There is no "Sword, Normal" in 5E, and nothing particularly close to it based upon the standard meaning of the terms, excepting if the larger Katana range is the axiomatic longsword.

I agree - because 5e gets rid of the 'bastard sword' and has the longsword essentially fill that role, the 5e terminology is now closer to current medievalist usage, but we're left without a 'typical sword'. I added some notes to my PHB for various mid-size swords, but they essentially boil down to d8 damage, non-versatile, and a bit cheaper than a longsword.

I find Classic D&D easier to work with - there a shortsword is d6, sword d8, 2-h sword d10. I basically have any sword wielded 2-h from katana to zweihander do d10, optimised 1-h skirmish swords (rapier backsword arming sword cutlass etc etc) do d8, and backup swords (eg smallsword) very small swords (halfling sword), or 2nd rate swords (eg an orc falchion) do d6, like all the other 1-h weapons.

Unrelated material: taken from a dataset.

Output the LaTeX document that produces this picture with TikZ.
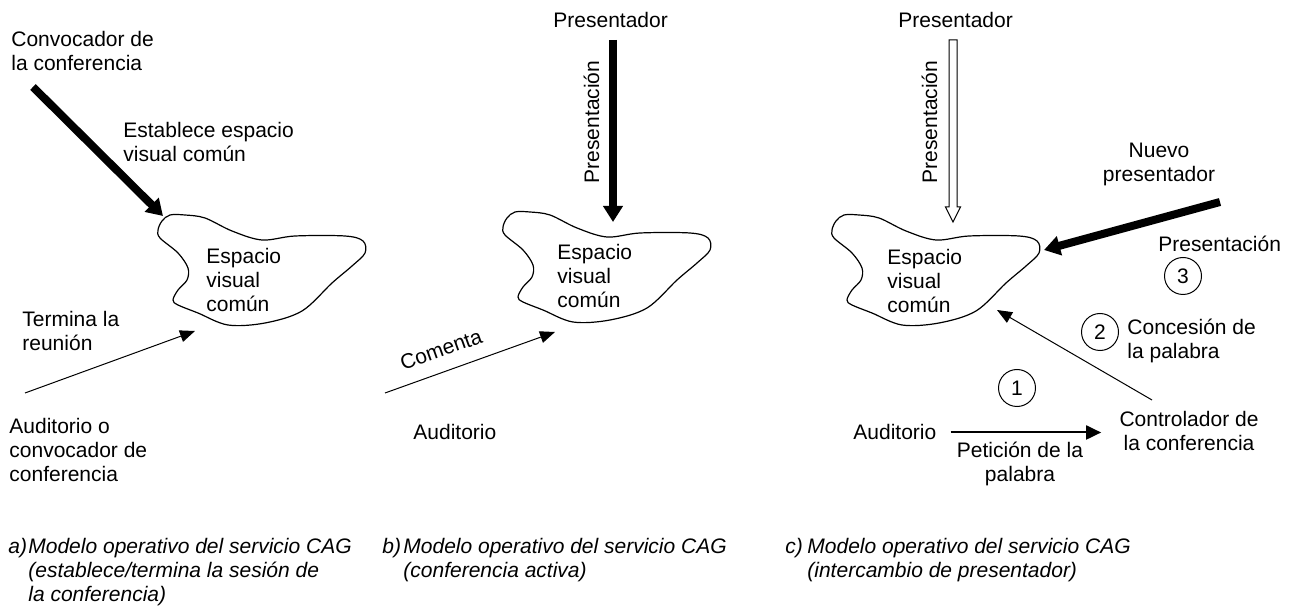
\documentclass[tikz,border=0pt]{standalone}
\usepackage{fontspec}
\setmainfont{Liberation Sans}
\usetikzlibrary{arrows.meta,calc}

% Multi-line nodes are placed by the baseline of their last line.
\tikzset{
  txt/.style={font=\fontsize{10.5}{12}\selectfont, inner sep=0pt, align=left, anchor=base west},
  ctxt/.style={txt, align=center, anchor=base},
  captxt/.style={txt, font=\fontsize{10.5}{12}\selectfont\itshape},
  num/.style={draw, circle, line width=0.5pt, minimum size=18.5pt, inner sep=0pt,
              font=\fontsize{10.5}{12}\selectfont},
  blobline/.style={line width=0.6pt},
  thickarrow/.style={line width=4pt, -{Triangle[length=8pt,width=9.5pt]}},
  thinarrow/.style={line width=0.5pt, -{Triangle[length=7.5pt,width=6pt]}},
  medarrow/.style={line width=1pt, -{Triangle[length=7.5pt,width=7pt]}},
  hollowarrow/.style={draw, line width=0.5pt, fill=white, line join=miter},
  blob/.pic={
    \draw[blobline] plot[smooth cycle, tension=0.55] coordinates {
      (12,0) (4,6) (0,15) (2,23) (20,38) (30,53) (29,65) (20,75) (15,85) (20,90)
      (40,98) (70,110) (107,108) (144,96) (174,68) (194,51) (207,38) (205,26)
      (187,21) (137,21) (104,25) (74,16) (47,3) (27,0)};
  }
}

\begin{document}
\begin{tikzpicture}[x=0.5pt,y=-0.5pt]
\useasboundingbox (0,0) rectangle (1294,608);

% ---------- a) establish / end the session ----------
\node[txt] (convA) at (11,71) {Convocador de\\la conferencia};
\node[txt] (estA) at (123,162) {Establece espacio\\visual común};
\pic at (158,215) {blob};
\node[txt] (espA) at (206,312) {Espacio\\visual\\común};
\node[txt] (termA) at (22,351) {Termina la\\reunión};
\node[txt] (audA) at (9,481) {Auditorio o\\convocador de\\conferencia};
\coordinate (aS1) at (33,87);
\coordinate (aT1) at (163,216);
\draw[thickarrow] (aS1) -- (aT1);
\coordinate (aS2) at (25,393);
\coordinate (aT2) at (195,331);
\draw[thinarrow] (aS2) -- (aT2);

% ---------- b) active conference ----------
\node[txt] (presB) at (553,28) {Presentador};
\coordinate (bS1) at (613,40);
\coordinate (bT1) at (613,222);
\draw[thickarrow] (bS1) -- (bT1);
\node[txt, rotate=90, anchor=base] (presLabB) at (599,122) {Presentación};
\pic at (503,212) {blob};
\node[txt] (espB) at (557,308) {Espacio\\visual\\común};
\coordinate (bS2) at (385,393);
\coordinate (bT2) at (555,332);
\draw[thinarrow] (bS2) -- (bT2);
\node[txt, rotate=19.7] (comB) at (403,371) {Comenta};
\node[txt] (audB) at (413,440) {Auditorio};

% ---------- c) change of presenter ----------
\node[txt] (presC) at (898,28) {Presentador};
\coordinate (cS1) at (953,40);
\coordinate (cN1) at (953,207);
\coordinate (cT1) at (953,222);
\path[hollowarrow] ([xshift=-2pt]cS1) -- ([xshift=-2pt]cN1) -- ([xshift=-3.75pt]cN1)
  -- (cT1) -- ([xshift=3.75pt]cN1) -- ([xshift=2pt]cN1) -- ([xshift=2pt]cS1) -- cycle;
\node[txt, rotate=90, anchor=base] (presLabC) at (937,122) {Presentación};
\pic at (832,215) {blob};
\node[txt] (espC) at (887,313) {Espacio\\visual\\común};

\node[ctxt] (nuevo) at (1159,182) {Nuevo\\presentador};
\coordinate (cS2) at (1220,202);
\coordinate (cT2) at (1044,250);
\draw[thickarrow] (cS2) -- (cT2);
\node[txt] (presLab3) at (1158,252) {Presentación};
\node[num] (n3) at (1183,276) {3};

\node[num] (n2) at (1100,332) {2};
\node[txt] (conc) at (1127,359) {Concesión de\\la palabra};
\coordinate (cS3) at (1152,400);
\coordinate (cT3) at (997,310);
\draw[thinarrow] (cS3) -- (cT3);

\node[num] (n1) at (1017,388) {1};
\node[txt] (audC) at (853,440) {Auditorio};
\node[ctxt] (ctrl) at (1189,451) {Controlador de\\la conferencia};
\draw[medarrow] ([xshift=7pt]audC.east) -- ([xshift=-9pt]audC.east -| ctrl.west);
\node[ctxt] (pet) at (1020,481) {Petición de la\\palabra};

% ---------- captions ----------
\node[captxt] (capAl) at (8,553) {a)};
\node[captxt] (capA) at (28,601) {Modelo operativo del servicio CAG\\(establece/termina la sesión de\\la conferencia)};
\node[captxt] (capBl) at (382,553) {b)};
\node[captxt] (capB) at (403,577) {Modelo operativo del servicio CAG\\(conferencia activa)};
\node[captxt] (capCl) at (785,553) {c)};
\node[captxt] (capC) at (807,577) {Modelo operativo del servicio CAG\\(intercambio de presentador)};
\end{tikzpicture}
\end{document}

Generally I run it in both systems that d8+ weapons need 5' space to wield effectively, while d6 weapons can be used with less space, eg 3 to a 10' frontage.

Very short weapons can be used to press in close and attack when the enemy would have Disadvantage using a longer weapon, this generally only works when you have a mass of combatants.
 

A variety of weapons is good, including the damage that is dealt, but I believe variety of choice is even more important when it comes to martial classes. To bad 5E did not implement maneuvers in a similar fashion to spells so the fighter had a tool box just like the wizard.
 

The player playing the paladin in our game last night switched to a greataxe. He said, "I guess the greatsword does a little more damage, but I never get to roll my d12."